At the same time, the move leaves open questions about what a compliant framework for prediction markets would look like, if it is possible at all. Authorities have so far emphasized enforcement over accommodation, but industry participants argue that clear licensing rules, capital requirements, and consumer safeguards could allow a regulated version of these markets to exist without the worst abuses.
For now, though, Brazilian officials appear more focused on curbing what they view as a surge in risky wagering behavior. Concerns about rising gambling addiction, aggressive advertising, and the blurring of lines between entertainment and investment are driving a tougher stance not just on prediction markets, but on the wider ecosystem of online games with financial stakes.
The involvement of key financial authorities, including the central bank and the Finance Ministry, signals that the government does not see this as a niche issue. Instead, it is linking the crackdown to broader priorities: reducing household over‑indebtedness, tightening oversight of digital financial services, and reinforcing trust in the formal banking and capital markets.

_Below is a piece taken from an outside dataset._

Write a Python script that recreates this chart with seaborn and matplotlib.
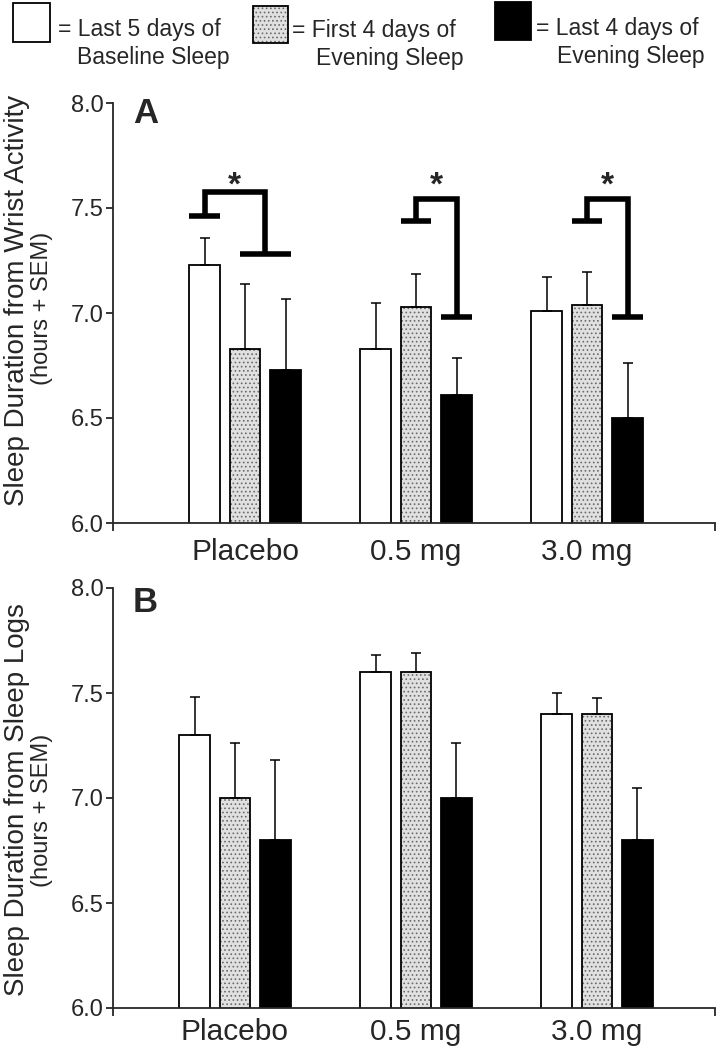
import numpy as np
import pandas as pd
import matplotlib
matplotlib.use("Agg")
import matplotlib.pyplot as plt
import seaborn as sns
from matplotlib.patches import Rectangle
from matplotlib.container import BarContainer

# ---------------- data ----------------
doses = ["Placebo", "0.5 mg", "3.0 mg"]
conditions = ["Last 5 days of Baseline Sleep",
              "First 4 days of Evening Sleep",
              "Last 4 days of Evening Sleep"]

# Panel A: sleep duration from wrist activity (hours), + SEM
wrist_baseline = [7.23, 6.83, 7.01]
wrist_first4 = [6.83, 7.03, 7.04]
wrist_last4 = [6.73, 6.61, 6.50]
wrist_sem_baseline = [0.125, 0.22, 0.16]
wrist_sem_first4 = [0.31, 0.155, 0.155]
wrist_sem_last4 = [0.335, 0.175, 0.26]

# Panel B: sleep duration from sleep logs (hours), + SEM
logs_baseline = [7.30, 7.60, 7.40]
logs_first4 = [7.00, 7.60, 7.40]
logs_last4 = [6.80, 7.00, 6.80]
logs_sem_baseline = [0.18, 0.08, 0.10]
logs_sem_first4 = [0.26, 0.09, 0.075]
logs_sem_last4 = [0.38, 0.26, 0.25]

y_ticks = [6.0, 6.5, 7.0, 7.5, 8.0]

# significance brackets in panel A (one per dose group)
sig_left_bars = [[0], [1], [1]]
sig_right_bars = [[1, 2], [2], [2]]
sig_left_y = [7.46, 7.44, 7.44]
sig_top_y = [7.575, 7.545, 7.545]
sig_right_y = [7.28, 6.98, 6.98]
sig_star_y = [7.565, 7.565, 7.565]

bar_colors = ["white", "#e0e0e0", "black"]


def long_df(vals, sems):
    rows = []
    for ci, c in enumerate(conditions):
        for di, d in enumerate(doses):
            rows.append({"dose": d, "condition": c,
                         "value": vals[ci][di], "sem": sems[ci][di]})
    return pd.DataFrame(rows)


dfA = long_df([wrist_baseline, wrist_first4, wrist_last4],
              [wrist_sem_baseline, wrist_sem_first4, wrist_sem_last4])
dfB = long_df([logs_baseline, logs_first4, logs_last4],
              [logs_sem_baseline, logs_sem_first4, logs_sem_last4])

# ---------------- style ----------------
sns.set_style("ticks")
plt.rcParams["font.family"] = ["Liberation Sans", "DejaVu Sans"]
plt.rcParams["hatch.linewidth"] = 0.7

W, H = 720, 1050
fig = plt.figure(figsize=(W / 100, H / 100), dpi=100)
axA = fig.add_axes([113 / W, 1 - 523 / H, 602 / W, 420 / H])
axB = fig.add_axes([113 / W, 1 - 1008 / H, 602 / W, 420 / H])

HATCH_GRAY = (0.42, 0.42, 0.42, 1.0)


def draw_panel(ax, df, width, gap, xlim, letter, letter_y, label_pad):
    sns.barplot(data=df, x="dose", y="value", hue="condition",
                order=doses, hue_order=conditions, palette=bar_colors,
                saturation=1, edgecolor="black", linewidth=1.3,
                width=width, gap=gap, errorbar=None, legend=False, ax=ax)
    bar_conts = [c for c in ax.containers if isinstance(c, BarContainer)]
    centers = []
    for ci, cont in enumerate(bar_conts):
        xs = [b.get_x() + b.get_width() / 2 for b in cont]
        hs = [b.get_height() + b.get_y() for b in cont]
        centers.append(xs)
        if ci == 1:
            for b in cont:
                b.set_hatch("....")
                b._hatch_color = HATCH_GRAY
        sems = df[df["condition"] == conditions[ci]].set_index("dose").loc[doses, "sem"].values
        ax.errorbar(xs, hs, yerr=[np.zeros(len(sems)), sems], fmt="none",
                    ecolor="black", elinewidth=1.1, capsize=3.6,
                    capthick=1.1, zorder=1)
    ax.set_ylim(6.0, 8.0)
    ax.set_xlim(*xlim)
    ax.set_yticks(y_ticks)
    ax.set_yticklabels([f"{t:.1f}" for t in y_ticks], fontsize=17)
    ax.set_xticks(range(len(doses)))
    ax.set_xticklabels(doses, fontsize=21.5)
    ax.tick_params(axis="x", which="major", length=0, pad=label_pad)
    ax.set_xticks(list(xlim), minor=True)
    ax.tick_params(axis="x", which="minor", length=6, width=1.3, direction="out")
    ax.tick_params(axis="y", length=5, width=1.3, pad=2, direction="out")
    for s in ["top", "right"]:
        ax.spines[s].set_visible(False)
    for s in ["left", "bottom"]:
        ax.spines[s].set_linewidth(1.3)
    ax.set_xlabel("")
    ax.set_ylabel("")
    ax.text(0.033, letter_y, letter, transform=ax.transAxes, fontsize=25,
            fontweight="bold", ha="left", va="top")
    return centers, bar_conts[0][0].get_width()


xlimA = (-0.772, 2.748)
xlimB = (-0.674, 2.652)
centersA, bar_w = draw_panel(axA, dfA, 0.71, 0.24, xlimA, "A", 1.014, 11)
centersB, _ = draw_panel(axB, dfB, 0.669, 0.233, xlimB, "B", 1.005, 7)

# significance brackets (panel A)
for g in range(len(doses)):
    lx = np.mean([centersA[i][g] for i in sig_left_bars[g]])
    rxs = [centersA[i][g] for i in sig_right_bars[g]]
    rx = np.mean(rxs)
    r_half = bar_w / 2 + (max(rxs) - min(rxs)) / 4
    kw = dict(color="black", lw=4.0, solid_capstyle="butt",
              solid_joinstyle="miter", clip_on=False)
    axA.plot([lx - bar_w / 2, lx + bar_w / 2], [sig_left_y[g]] * 2, **kw)
    axA.plot([rx - r_half, rx + r_half], [sig_right_y[g]] * 2, **kw)
    axA.plot([lx, lx, rx, rx],
             [sig_left_y[g], sig_top_y[g], sig_top_y[g], sig_right_y[g]], **kw)
    axA.text((lx + rx) / 2, sig_star_y[g], "*", ha="center", va="baseline",
             fontsize=24, fontweight="bold")

# y-axis labels
fig.text(17 / W, 1 - 300 / H, "Sleep Duration from Wrist Activity",
         rotation=90, ha="center", va="center", fontsize=20)
fig.text(42 / W, 1 - 308 / H, "(hours + SEM)",
         rotation=90, ha="center", va="center", fontsize=17)
fig.text(17 / W, 1 - 800 / H, "Sleep Duration from Sleep Logs",
         rotation=90, ha="center", va="center", fontsize=20)
fig.text(42 / W, 1 - 810 / H, "(hours + SEM)",
         rotation=90, ha="center", va="center", fontsize=17)

# legend at top
def fig_rect(x0, y0, x1, y1, **kw):
    r = Rectangle((x0 / W, 1 - y1 / H), (x1 - x0) / W, (y1 - y0) / H,
                  transform=fig.transFigure, **kw)
    fig.add_artist(r)
    return r

fig_rect(13, 3, 50, 42, facecolor="white", edgecolor="black", lw=1.3)
r2 = fig_rect(253, 6, 288, 43, facecolor="#e0e0e0", edgecolor="black",
              lw=1.3, hatch="....")
r2._hatch_color = HATCH_GRAY
fig_rect(495, 2, 531, 40, facecolor="black", edgecolor="black", lw=1.3)

leg_lines = [
    (58, 36, "= Last 5 days of"), (77, 64, "Baseline Sleep"),
    (292, 37, "= First 4 days of"), (316, 65, "Evening Sleep"),
    (536, 35, "= Last 4 days of"), (557, 63, "Evening Sleep"),
]
for x, y, t in leg_lines:
    fig.text(x / W, 1 - y / H, t, ha="left", va="baseline", fontsize=16.5)

fig.savefig("out.png", dpi=100)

Over the medium term, the Brazilian debate around prediction markets is likely to become a test case for how far innovation can push against the boundaries of gambling law. The platforms’ advocates will continue to point to their value as forecasting tools and information aggregators, while regulators will ask whether those benefits outweigh the documented harms associated with unregulated, high‑risk betting.
Until there is a policy shift, however, the signal is unambiguous. In Brazil, online markets that let people bet on the outcomes of real‑world events are being treated not as cutting‑edge financial products, but as unauthorized gambling operations-and they are being shut down accordingly.